- The Conference focused on the theme, ‘The Blue Economy and the 2030 Agenda for Sustainable Development’.
- “Leaders’ Commitments” were announced related to: marine protection; plastics and waste management; maritime safety and security; fisheries development; financing; infrastructure; biodiversity and climate change; technical assistance and capacity building; private sector support; and partnerships.
12 Dec 2018 - The Sustainable Blue Economy Conference concluded with hundreds of pledges to advance a sustainable Blue Economy, including 62 concrete commitments related to: marine protection; plastics and waste management; maritime safety and security; fisheries development; financing; infrastructure; biodiversity and climate change; technical assistance and capacity building; private sector support; and partnerships.

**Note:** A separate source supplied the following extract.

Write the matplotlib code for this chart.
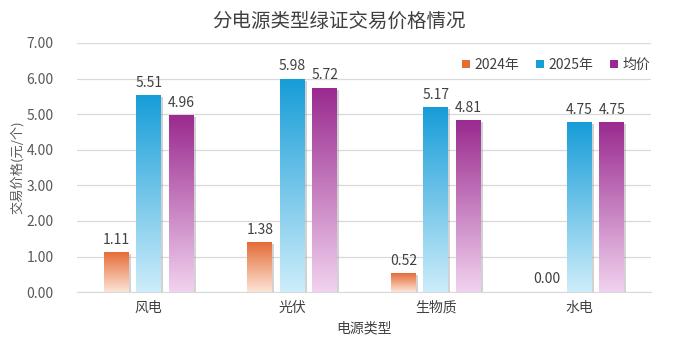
import numpy as np
import matplotlib.pyplot as plt
import matplotlib.patheffects as pe
from matplotlib.colors import LinearSegmentedColormap
from matplotlib.patches import Patch

plt.rcParams['font.family'] = ['Noto Sans CJK SC', 'DejaVu Sans']

# data
categories = ['风电', '光伏', '生物质', '水电']
series_names = ['2024年', '2025年', '均价']
price_2024 = [1.11, 1.38, 0.52, 0.00]
price_2025 = [5.51, 5.98, 5.17, 4.75]
price_avg = [4.96, 5.72, 4.81, 4.75]

series = [price_2024, price_2025, price_avg]
tops = ['#E46C37', '#179DD8', '#9A2A8F']
bottoms = ['#FCE4D6', '#CDEDFA', '#F1D2EF']

fig = plt.figure(figsize=(6.78, 3.55), dpi=100)
ax = fig.add_axes([0.1136, 0.177, 0.8466, 0.702])

x = np.arange(len(categories))
width = 0.174
offsets = [-0.226, 0, 0.226]
grad = np.linspace(0, 1, 256).reshape(-1, 1)

for vals, off, top, bot in zip(series, offsets, tops, bottoms):
    cmap = LinearSegmentedColormap.from_list('g', [bot, top])
    bars = ax.bar(x + off, vals, width, color='white', edgecolor='none', zorder=2,
                  path_effects=[pe.SimplePatchShadow(offset=(1.5, -1), shadow_rgbFace='#808080', alpha=0.35),
                                pe.Normal()])
    for b, v in zip(bars, vals):
        if v > 0:
            ax.imshow(grad, cmap=cmap, origin='lower', aspect='auto', zorder=3,
                      extent=[b.get_x(), b.get_x() + b.get_width(), 0, v])
        ax.text(b.get_x() + b.get_width() / 2, v + 0.17, f'{v:.2f}', ha='center', va='bottom',
                fontsize=10, color='#404040', zorder=4)

ax.set_xlim(-0.5, 3.5)
ax.set_ylim(0, 7)
ax.set_yticks(np.arange(0, 8, 1))
ax.set_yticklabels([f'{t:.2f}' for t in range(8)])
ax.set_xticks(x)
ax.set_xticklabels(categories, fontsize=10, color='#404040')
ax.tick_params(axis='y', length=0, pad=17, labelsize=10, labelcolor='#595959')
ax.tick_params(axis='x', length=0, pad=6)
ax.grid(axis='y', color='#D9D9D9', linewidth=0.9, zorder=0)
ax.set_axisbelow(True)
for s in ['top', 'right', 'left']:
    ax.spines[s].set_visible(False)
ax.spines['bottom'].set_color('#D9D9D9')

ax.set_xlabel('电源类型', fontsize=10, color='#404040', labelpad=5)
ax.set_ylabel('交易价格(元/个)', fontsize=9.5, color='#595959', labelpad=2)
fig.text(0.5, 0.94, '分电源类型绿证交易价格情况', ha='center', va='center', fontsize=14, color='#404040')

handles = [Patch(facecolor=t, edgecolor='none') for t in tops]
ax.legend(handles, series_names, loc='upper right', bbox_to_anchor=(1.02, 0.99), ncol=3, frameon=False,
          fontsize=10, handlelength=0.6, handleheight=0.6, handletextpad=0.3, columnspacing=1.2,
          labelcolor='#404040')

fig.savefig('out.png', dpi=100)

The Conference, which convened from 26-28 November 2018 in Nairobi, Kenya, focused on the theme, ‘The Blue Economy and the 2030 Agenda for Sustainable Development.’ Over 18,000 participants from 184 countries registered to participate in the three-day event, which was organized around nine themes: smart shipping, ports, transportation and global connectivity; employment, job creation and poverty eradication; cities, tourism, resilient coasts and infrastructure; sustainable energy, mineral resources and innovative industries; managing and sustaining marine life, conservation and sustainable economic activities; ending hunger, securing food supplies and promoting good health and sustainable fisheries; climate action, agriculture waste management and pollution-free oceans; maritime security, safety and regulatory enforcement; and people, culture, communities and societies – the inclusive blue economy.
The messages from the meeting were captured in the ‘Nairobi Statement of Intent on Advancing the Global Sustainable Blue Economy.’ In addition, participants were invited to announce “Leaders’ Commitments,” which resulted in pledges including:
- marine protection: €40 million to protect corals and reefs and €60 million for the protection of marine areas in African countries (EU);
- plastics and waste management: US$100 million earmarked for better oceans management and against dumping, and US$200 million over the next four years for the development of initiatives to combat marine litter and microplastics (Norway);
- maritime safety and security: €250 million for naval vessel replacement and the purchase of two marine patrol aircraft (Ireland);
- fisheries development: €40 million to support aquaculture value chains in African countries (African, Caribbean and Pacific Group of States, EU);
- infrastructure: 600 projects leading to an investment of US$120 billion (India – Sagarmala Programme);
- biodiversity and climate change: a US$10 million investment in the Pacific Initiative for Biodiversity, Climate Change and Resilience (Canada, together with the EU, New Zealand and Australia);
- technical assistance and capacity building: US$20 million in increased technical assistance and capacity development in small island developing States (Canada); and
- private sector support: US$150 million by the Government of Canada and the private sector to build a knowledge-based ocean economy (Canada).